Saturday, May 9, 2009

It's Easy Being Green


Pacific Piecemakers Quilt Guild challenges its members each year to produce a quilt to meet a theme, and to exhibit the quilts in an annual show at Gualala Arts Center. The show closed this week. This year's theme, "It's Easy Being Green," spawned 38 quilts whose makers interpreted the theme with surprising variety--from Barbara Wendt's array of green and yellow squares abstractly reminiscent of meadows, to Janet Windsor's large and whimsical skeleton quilt provocatively named "Or Else," to a recycled Japanese rug from which Mary Austin extracted and reconstructed an old Japanese coat that had been used to pad the rug.

My 30"x30" entry, "Crop Rotation," definitely challenged me; I wanted it to utilize methods and materials that consume little generated energy and to represent sustainable agriculture. Last summer, I had visited a small town near Lake Atitlan in Guatemala. There, in San Juan, I met and admired women who dyed fibers outdoors, stirring the strands in pots over open fires, using crushed vegetables and insects for their all-natural dyes. Then they hand wove the fibers on hand-made wooden looms, producing beautiful cloth with a limited palette of subtle colors. I bought the precious fabric and, as soon as I heard the theme of the PPQG challenge, knew that I wanted to use them in this project. I knew I also wanted to do hand-piecing and hand quilting and to find and use some ecological batting. The challenges for me were mostly how to hand-piece without the loosely woven fabric unravelling (also a challenge to my patience); how to achieve a workable design when most of the fabrics were in similar values; and once I thought of the stripes of vegetable-dyed colors as rows of crops, how to convey rotation of crops abstractly.

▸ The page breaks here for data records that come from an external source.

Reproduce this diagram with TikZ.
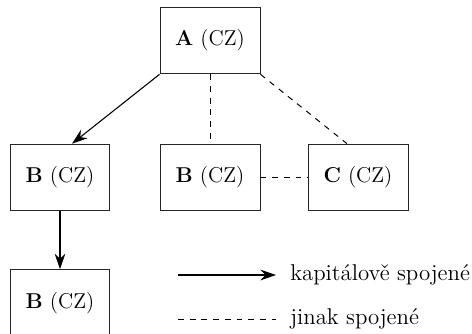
\documentclass[tikz,border=0pt]{standalone}
\usepackage{tikz}
\usetikzlibrary{arrows.meta, positioning, calc}

\begin{document}
\begin{tikzpicture} [
    x=0.018cm, y=-0.018cm,
    company/.style={rectangle, draw=black!85, line width=0.5pt, minimum width=1.8cm, minimum height=1.2cm, font=\fontsize{11}{13}\selectfont, text centered},
    legend/.style={font=\fontsize{11.7}{14}\selectfont, anchor=west, inner sep=2pt},
    arrow/.style={-{Stealth[length=8pt, width=5.5pt]}, line width=0.55pt},
    link/.style={dashed, line width=0.5pt}
]
\useasboundingbox (0,0) rectangle (472,333);

% LAYER 1: companies
\node[company] (a_cz) at (210,40.5) {\textbf{A} (CZ)};
\node[company] (b_cz_left) at (60,177.5) {\textbf{B} (CZ)};
\node[company] (b_cz_mid) at (210,177.5) {\textbf{B} (CZ)};
\node[company] (c_cz) at (358,177.5) {\textbf{C} (CZ)};
\node[company] (b_cz_low) at (60,303) {\textbf{B} (CZ)};

% LAYER 2: connections
\draw[arrow] (a_cz.south west) -- ($(b_cz_left.north)+(12,0)$);
\draw[arrow] (b_cz_left) -- (b_cz_low);
\draw[link] (a_cz.south) -- (b_cz_mid.north);
\draw[link] (a_cz.south east) -- ($(c_cz.north)+(-11,0)$);
\draw[link] (b_cz_mid) -- (c_cz);

% LAYER 3: legend
\coordinate (key_solid) at (178,275);
\coordinate (key_dashed) at (178,319);
\node[legend] (kapital) at (286,275) {kapitálově spojené};
\node[legend] (jinak) at (286,319) {jinak spojené};
\draw[arrow] (key_solid) -- ($(kapital.west)+(-10,0)$);
\draw[link] (key_dashed) -- ($(jinak.west)+(-10,0)$);

\end{tikzpicture}
\end{document}
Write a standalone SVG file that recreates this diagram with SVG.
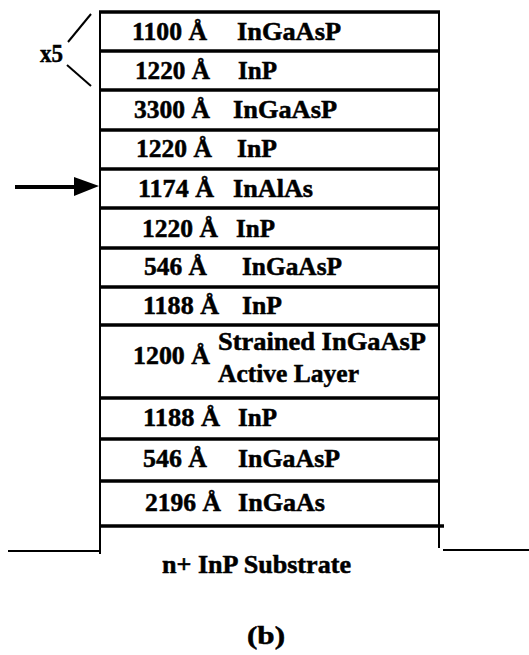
<svg xmlns="http://www.w3.org/2000/svg" width="529" height="655" viewBox="0 0 529 655">
<style>
text{font-family:"Liberation Serif","Times New Roman",serif;font-weight:bold;font-size:25px;fill:#000;stroke:#000;stroke-width:0.5}
.sep{stroke:#000;stroke-width:3.5;fill:none}
.wall{stroke:#000;stroke-width:2;fill:none}
.thin{stroke:#000;stroke-width:2;fill:none}
</style>
<rect width="529" height="655" fill="#fff"/>
<g id="stack-lines">
<line class="wall" x1="100" y1="11" x2="100" y2="554"/>
<line class="wall" x1="439" y1="11" x2="439" y2="548"/>
<line class="sep" x1="99" y1="12" x2="440" y2="12"/>
<line class="sep" x1="99" y1="51" x2="440" y2="51"/>
<line class="sep" x1="99" y1="90" x2="440" y2="90"/>
<line class="sep" x1="99" y1="130" x2="440" y2="130"/>
<line class="sep" x1="99" y1="169" x2="440" y2="169"/>
<line class="sep" x1="99" y1="208" x2="440" y2="208"/>
<line class="sep" x1="99" y1="248" x2="440" y2="248"/>
<line class="sep" x1="99" y1="287" x2="440" y2="287"/>
<line class="sep" x1="99" y1="325" x2="440" y2="325"/>
<line class="sep" x1="99" y1="398" x2="440" y2="398"/>
<line class="sep" x1="99" y1="439" x2="440" y2="439"/>
<line class="sep" x1="99" y1="481" x2="440" y2="481"/>
<line class="sep" x1="99" y1="526" x2="444" y2="526"/>
<line class="thin" x1="8" y1="551" x2="100" y2="551"/>
<line class="thin" x1="443" y1="550" x2="529" y2="550"/>
</g>
<g id="layer1">
<text x="132" y="40" textLength="75" lengthAdjust="spacingAndGlyphs">1100 Å</text>
<text x="237" y="40" textLength="104" lengthAdjust="spacingAndGlyphs">InGaAsP</text>
</g>
<g id="layer2">
<text x="135" y="79" textLength="75" lengthAdjust="spacingAndGlyphs">1220 Å</text>
<text x="238" y="79" textLength="39" lengthAdjust="spacingAndGlyphs">InP</text>
</g>
<g id="layer3">
<text x="134" y="118" textLength="76" lengthAdjust="spacingAndGlyphs">3300 Å</text>
<text x="233" y="118" textLength="104" lengthAdjust="spacingAndGlyphs">InGaAsP</text>
</g>
<g id="layer4">
<text x="136" y="157" textLength="76" lengthAdjust="spacingAndGlyphs">1220 Å</text>
<text x="237" y="157" textLength="40" lengthAdjust="spacingAndGlyphs">InP</text>
</g>
<g id="layer5">
<text x="138" y="197" textLength="76" lengthAdjust="spacingAndGlyphs">1174 Å</text>
<text x="233" y="197" textLength="80" lengthAdjust="spacingAndGlyphs">InAlAs</text>
</g>
<g id="layer6">
<text x="142" y="237" textLength="76" lengthAdjust="spacingAndGlyphs">1220 Å</text>
<text x="236" y="237" textLength="39" lengthAdjust="spacingAndGlyphs">InP</text>
</g>
<g id="layer7">
<text x="144" y="275" textLength="63" lengthAdjust="spacingAndGlyphs">546 Å</text>
<text x="242" y="275" textLength="100" lengthAdjust="spacingAndGlyphs">InGaAsP</text>
</g>
<g id="layer8">
<text x="143" y="314" textLength="76" lengthAdjust="spacingAndGlyphs">1188 Å</text>
<text x="242" y="314" textLength="40" lengthAdjust="spacingAndGlyphs">InP</text>
</g>
<g id="layer9-active">
<text x="133" y="364" textLength="77" lengthAdjust="spacingAndGlyphs">1200 Å</text>
<text x="218" y="350" textLength="208" lengthAdjust="spacingAndGlyphs">Strained InGaAsP</text>
<text x="218" y="382" textLength="141" lengthAdjust="spacingAndGlyphs">Active Layer</text>
</g>
<g id="layer10">
<text x="143" y="426" textLength="77" lengthAdjust="spacingAndGlyphs">1188 Å</text>
<text x="238" y="426" textLength="39" lengthAdjust="spacingAndGlyphs">InP</text>
</g>
<g id="layer11">
<text x="143" y="467" textLength="64" lengthAdjust="spacingAndGlyphs">546 Å</text>
<text x="238" y="467" textLength="102" lengthAdjust="spacingAndGlyphs">InGaAsP</text>
</g>
<g id="layer12">
<text x="145" y="511" textLength="76" lengthAdjust="spacingAndGlyphs">2196 Å</text>
<text x="238" y="511" textLength="87" lengthAdjust="spacingAndGlyphs">InGaAs</text>
</g>
<g id="substrate">
<text x="162" y="573" textLength="189" lengthAdjust="spacingAndGlyphs">n+ InP Substrate</text>
</g>
<g id="repeat-bracket">
<line class="thin" x1="68" y1="42" x2="91" y2="14"/>
<line class="thin" x1="67" y1="65" x2="91" y2="86"/>
<text x="40" y="62" textLength="23" lengthAdjust="spacingAndGlyphs">x5</text>
</g>
<g id="connectors">
<line x1="15" y1="187" x2="78" y2="187" stroke="#000" stroke-width="4"/>
<polygon points="74,177 99,186 74,196" fill="#000"/>
</g>
<g id="caption">
<text x="247" y="644" textLength="38" lengthAdjust="spacingAndGlyphs">(b)</text>
</g>
</svg>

Here is the artist's statement that ended up hanging with the quilt to explain what I did:

Crop rotation—growing different crops in succession in the same field—is one of the most powerful techniques of sustainable agriculture. Striped blocks represent rows of crops; the circle, rotation. Every fiber of fabric in this piece was first hand dyed in an outdoor vat in Guatemala, using only natural plant and insect dyes, and then hand woven. Blocks were hand-pieced. The Quilters Dream Green batting is made 100% from recycled plastic bottles, a process reported to result in huge reductions of energy consumption, water usage and carbon dioxide.